Ms McDonald would like to see talks reconvened "as soon as a window opens", acknowledging that an election campaign "doesn't provide an ideal backdrop" for negotiations.
"The ball is at the feet of the DUP and the British government, whoever that may be at the end of this election."
As an Irish republican, the Sinn Féin leader says she is unable to welcome Westminster's recent imposition of legislation liberalising abortion law and legalising same-sex marriage.
"But I have to say that I understand that people living in the north of Ireland are now happy with the fact that rights denied have become a reality," she says.
"I think this should sharpen everybody’s focus and particularly the DUP’s focus in understanding that real power-sharing is where it’s at and if they are unhappy or disgruntled with decisions that are made at the Westminster level, then I think that raises big questions for them in terms of what they have prioritised and how they have carried themselves over the last number of years."
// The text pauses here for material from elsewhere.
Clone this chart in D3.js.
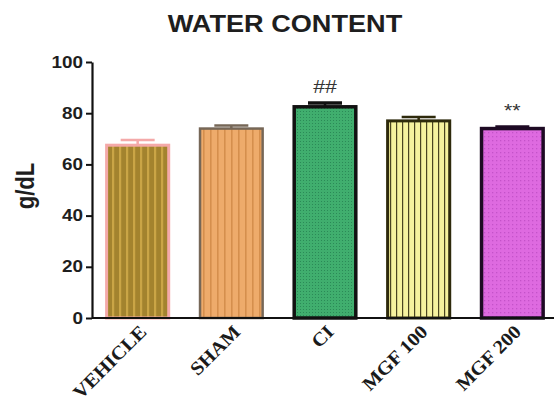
<!DOCTYPE html>
<html>
<head>
<meta charset="utf-8">
<script src="https://cdn.jsdelivr.net/npm/d3@7"></script>
<style>
  html, body { margin: 0; padding: 0; background: #fff; }
  svg { display: block; }
</style>
</head>
<body>
<svg id="chart" width="554" height="407"></svg>
<script>
// Water content per group (g/dL), mean with upper SEM
const categories = ["VEHICLE", "SHAM", "CI", "MGF 100", "MGF 200"];
const means = [67.5, 74.0, 82.5, 77.0, 74.0];
const sems = [2.0, 1.2, 1.5, 1.5, 0.8];
const marks = ["", "", "##", "", "**"];
const yTicks = [0, 20, 40, 60, 80, 100];

// Per-group look: base fill, pattern ink, pattern kind, outline
const styles = [
  { base: "#a3832e", ink: "#caa546", kind: "stripe", step: 7, lw: 2.2, edge: "#f4a9a9", ew: 3 },
  { base: "#eeab6b", ink: "#d58f4d", kind: "stripe", step: 7, lw: 1.6, edge: "#766757", ew: 2.5 },
  { base: "#40ae6e", ink: "#2b8a57", kind: "dots", step: 3, lw: 1, edge: "#111111", ew: 3.5 },
  { base: "#f6f29e", ink: "#4a4420", kind: "stripe", step: 6, lw: 1.2, edge: "#2e2a0c", ew: 3 },
  { base: "#de6ae0", ink: "#c452c9", kind: "dots", step: 4, lw: 1.3, edge: "#1e0a24", ew: 3.5 }
];

const svg = d3.select("#chart");
const sx = 1.18; // glyphs are set slightly wide

const margin = { left: 92, top: 62, bottom: 318 };
const x = d3.scaleBand().domain(categories).range([margin.left, 558]).paddingInner(0.305).paddingOuter(0.14);
const y = d3.scaleLinear().domain([0, 100]).range([margin.bottom, margin.top]);

// Fill patterns
const defs = svg.append("defs");
styles.forEach((s, i) => {
  const p = defs.append("pattern")
    .attr("id", "fill" + i)
    .attr("patternUnits", "userSpaceOnUse")
    .attr("width", s.step).attr("height", s.step);
  p.append("rect").attr("width", s.step).attr("height", s.step).attr("fill", s.base);
  if (s.kind === "stripe") {
    p.append("rect").attr("x", 0).attr("y", 0).attr("width", s.lw).attr("height", s.step).attr("fill", s.ink);
  } else {
    p.append("rect").attr("x", 0).attr("y", 0).attr("width", s.lw).attr("height", s.lw).attr("fill", s.ink);
  }
});

// Title
svg.append("text")
  .attr("transform", `translate(285,32) scale(${sx},1)`)
  .attr("text-anchor", "middle")
  .attr("font-family", "Liberation Sans, Arial, sans-serif")
  .attr("font-weight", "bold")
  .attr("font-size", 23)
  .attr("fill", "#1e1e1e")
  .text("WATER CONTENT");

// Y axis title
svg.append("text")
  .attr("transform", `translate(34,186) scale(${sx},1) rotate(-90)`)
  .attr("text-anchor", "middle")
  .attr("font-family", "Liberation Sans, Arial, sans-serif")
  .attr("font-weight", "bold")
  .attr("font-size", 22)
  .attr("fill", "#1e1e1e")
  .text("g/dL");

// Bars
const data = categories.map((c, i) => ({ c, m: means[i], e: sems[i], mark: marks[i], s: styles[i], i }));
const bars = svg.append("g");

bars.selectAll("rect.bar").data(data).join("rect")
  .attr("class", "bar")
  .attr("x", d => x(d.c) + d.s.ew / 2)
  .attr("y", d => y(d.m))
  .attr("width", d => x.bandwidth() - d.s.ew)
  .attr("height", d => y(0) - y(d.m))
  .attr("fill", d => `url(#fill${d.i})`)
  .attr("stroke", d => d.s.edge)
  .attr("stroke-width", d => d.s.ew);

// Upper error bars
const capW = 34;
bars.selectAll("line.err").data(data).join("line")
  .attr("class", "err")
  .attr("x1", d => x(d.c) + x.bandwidth() / 2)
  .attr("x2", d => x(d.c) + x.bandwidth() / 2)
  .attr("y1", d => y(d.m))
  .attr("y2", d => y(d.m + d.e))
  .attr("stroke", d => d.s.edge)
  .attr("stroke-width", 2.5);
bars.selectAll("line.cap").data(data).join("line")
  .attr("class", "cap")
  .attr("x1", d => x(d.c) + x.bandwidth() / 2 - capW / 2)
  .attr("x2", d => x(d.c) + x.bandwidth() / 2 + capW / 2)
  .attr("y1", d => y(d.m + d.e))
  .attr("y2", d => y(d.m + d.e))
  .attr("stroke", d => d.s.edge)
  .attr("stroke-width", d => d.i === 2 ? 3.5 : 2.5);

// Significance marks
bars.selectAll("text.mark").data(data.filter(d => d.mark)).join("text")
  .attr("class", "mark")
  .attr("transform", d => `translate(${x(d.c) + x.bandwidth() / 2},${y(d.m + d.e) - 10}) scale(${sx},1)`)
  .attr("text-anchor", "middle")
  .attr("font-family", "Liberation Sans, Arial, sans-serif")
  .attr("font-size", 18)
  .attr("fill", "#333")
  .text(d => d.mark);

// Y axis
const yAxis = svg.append("g")
  .attr("transform", `translate(${margin.left},0)`)
  .call(d3.axisLeft(y).tickValues(yTicks).tickSize(6).tickPadding(3).tickSizeOuter(0));
yAxis.select(".domain").attr("stroke", "#111").attr("stroke-width", 2.2);
yAxis.selectAll(".tick line").attr("stroke", "#111").attr("stroke-width", 2);
yAxis.selectAll(".tick text")
  .attr("font-family", "Liberation Sans, Arial, sans-serif")
  .attr("font-weight", "bold")
  .attr("font-size", 16)
  .attr("fill", "#1e1e1e")
  .each(function () {
    const t = d3.select(this);
    const xx = +t.attr("x");
    t.attr("x", null).attr("transform", `translate(${xx},0) scale(${sx},1)`);
  });

// X axis
const xAxis = svg.append("g")
  .attr("transform", `translate(0,${y(0)})`)
  .call(d3.axisBottom(x).tickSize(0).tickSizeOuter(0));
xAxis.select(".domain")
  .attr("d", `M${margin.left},0H554`)
  .attr("stroke", "#111").attr("stroke-width", 2.2);
xAxis.selectAll(".tick text")
  .attr("y", null).attr("dy", null)
  .attr("text-anchor", "end")
  .attr("transform", "translate(10,15) rotate(-45) scale(1.08,1)")
  .attr("font-family", "Liberation Serif, Times New Roman, serif")
  .attr("font-weight", "bold")
  .attr("font-size", 19)
  .attr("fill", "#1a1a1a");
</script>
</body>
</html>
Ms McDonald has also described as "wrong" Leo Varadkar's reported rejection of a call from civic nationalism to establish a Citizens Assembly to examine Irish unity.
The call came last week in letter signed by more than 1,000 nationalists from across Ireland and beyond, including commentator Fintan O’Toole, Boston mayor Marty Walsh, economist David McWilliams, concert promoter Peter Aiken and businessman David Gavaghan, the former head of Stormont’s Strategic Investment Board.
The Sinn Féin leader believes there should be a border poll in three-to-five years and that formulating the shape of a potential new state should begin immediately.
She described the Fine Gael leader's rejection of a forum to discuss unity as "short-sighted".
"The taoiseach is wrong to imagine he can wish this away or say he wants to talk about Irish unity but not now – that’s not how politics work, that’s not a healthy and responsible thing to do," she says.
"If he is citing concerns around political unionism then that is wrong because I know people within the unionist community, within the Protestant and loyalist community, are talking about this issue."